I can totally relate to your story. 30th August was when I had my first panic attack. since then I have been in and out of the doctors having blood tests, and an ecg and all come back fine. But I am constantly checking my body and I too found the lumps on back of my head and for days was convinced this was not right and must be a brain tumour until I then noticed a mole on my back one day which too me looked bigger and abnormal shape which then took over my mind so now thinking have skin cancer. This then takes over my thoughts for days until I start getting really bloated after eating and start googling symptoms which I tell u is never good as u can have all kinds of different illnesses!!! This goes on for days and weeks each time its something different.
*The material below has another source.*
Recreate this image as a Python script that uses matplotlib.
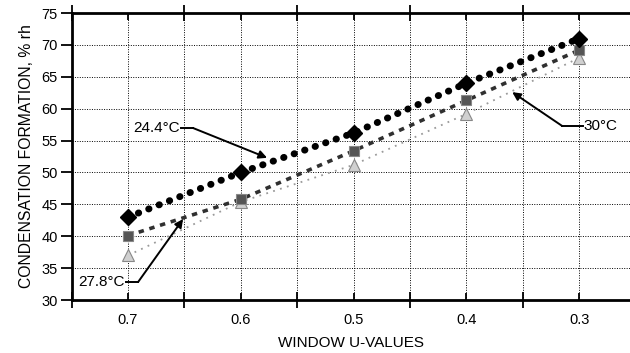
import matplotlib
matplotlib.use("Agg")
import matplotlib.pyplot as plt
import numpy as np

plt.rcParams['font.family'] = ['Liberation Sans', 'DejaVu Sans']

categories = ["0.7", "0.6", "0.5", "0.4", "0.3"]
s_244 = [43, 50, 56.2, 64, 71]
s_278 = [40.1, 45.8, 53.4, 61.3, 69.2]
s_30 = [37, 45.4, 51.2, 59.2, 68]
y_ticks = [30, 35, 40, 45, 50, 55, 60, 65, 70, 75]

fig = plt.figure(figsize=(6.3, 3.53), dpi=100)
ax = fig.add_axes([0.1137, 0.150, 0.8863, 0.813])

x = np.arange(len(categories))

# grid
for xv in np.arange(-0.5, len(categories), 0.5):
    ax.axvline(xv, color='black', lw=0.7, ls=(0, (1, 1.5)), zorder=0)
for yv in y_ticks[1:-1]:
    ax.axhline(yv, color='black', lw=0.7, ls=(0, (1, 1.5)), zorder=0)

# series
ax.plot(x, s_30, color='#9a9a9a', lw=1.3, ls=(0, (1, 3)), zorder=2)
ax.plot(x, s_30, ls='none', marker='^', ms=8, mfc='#d0d0d0', mec='#888888', mew=0.8, zorder=3)

ax.plot(x, s_278, color='#303030', lw=2.6, ls=(0, (1.5, 1.6)), zorder=4)
ax.plot(x, s_278, ls='none', marker='s', ms=7, mfc='#555555', mec='#888888', mew=0.8, zorder=5)

l1, = ax.plot(x, s_244, color='black', lw=5, ls=(0, (0.05, 1.55)), zorder=6)
l1.set_dash_capstyle('round')
ax.plot(x, s_244, ls='none', marker='D', ms=8.5, mfc='black', mec='black', zorder=7)

ax.set_xlim(-0.5, 4.45)
ax.set_ylim(30, 75)
ax.set_yticks(y_ticks)
ax.set_xticks(x)
ax.set_xticklabels(categories)
ax.set_xticks(np.arange(-0.5, 4.5, 1.0), minor=True)

ax.tick_params(axis='y', direction='out', length=8, width=1.3, labelsize=10.5, pad=2)
ax.tick_params(axis='x', which='major', direction='in', length=5, width=1.3, labelsize=10.5, pad=9,
               top=True)
ax.tick_params(axis='x', which='minor', direction='inout', length=12, width=1.3, top=True)

for side in ['left', 'bottom', 'top']:
    ax.spines[side].set_linewidth(2)
ax.spines['right'].set_visible(False)

ax.set_xlabel('WINDOW U-VALUES', fontsize=11, labelpad=7)
ax.set_ylabel('CONDENSATION FORMATION, % rh', fontsize=11.3, labelpad=5)

# annotations
arrow = dict(arrowstyle='-|>', color='black', lw=1.4, mutation_scale=12,
             shrinkA=0, shrinkB=0)

ax.text(0.463, 56.97, '24.4°C', ha='right', va='center', fontsize=11)
ax.plot([0.47, 0.577], [56.97, 56.97], color='black', lw=1.4)
ax.annotate('', xy=(1.233, 52.3), xytext=(0.577, 56.97), arrowprops=arrow)

ax.text(4.036, 57.28, '30°C', ha='left', va='center', fontsize=11)
ax.plot([4.03, 3.85], [57.28, 57.28], color='black', lw=1.4)
ax.annotate('', xy=(3.406, 62.6), xytext=(3.85, 57.28), arrowprops=arrow)

ax.text(-0.026, 32.82, '27.8°C', ha='right', va='center', fontsize=11)
ax.plot([-0.02, 0.089], [32.82, 32.82], color='black', lw=1.4)
ax.annotate('', xy=(0.488, 42.7), xytext=(0.089, 32.82), arrowprops=arrow)

fig.savefig('out.png', dpi=100)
After a few months doc referred me to a neurologist who did all the checks and he actually said I had anxiety but had an mri scan for precaution which waiting for results. Anyway been back to docs and referred me for cbt, this was in january and they have aonly just contacted me. I have actually been going privately and as others have said I have seen signs of improvements. Its not something that happens quickly it takes time but I do really think this will help. I have also started reading Dr claire weeks book too which is really good.
My therapsi suggested another book called sumo by paul mckenna she said its really good so I have puschased a copy and will update on what this is like.

Even being on this sight helps, everytime feel anxious I look at the symptoms and why it is happening this makes me feel better.

Private message me anytime u need to talk

Tink xxx

duskess
18-04-09, 22:58
Hello and welcome to NMP Best Wishes Dusky x:welcome:

simon68
19-04-09, 11:38
Hi Rachel

Welcome to the site. Probably nearly all of us here know how you are feeling.
There is lots of great help and advice on here and nice people to chat to.

kittykat
20-04-09, 22:24
Hi there and :welcome: to the site, loads of good advice on here, take care xx

Southern_Belle
21-04-09, 03:13
Just so everyone knows, this post was originally done in 2005.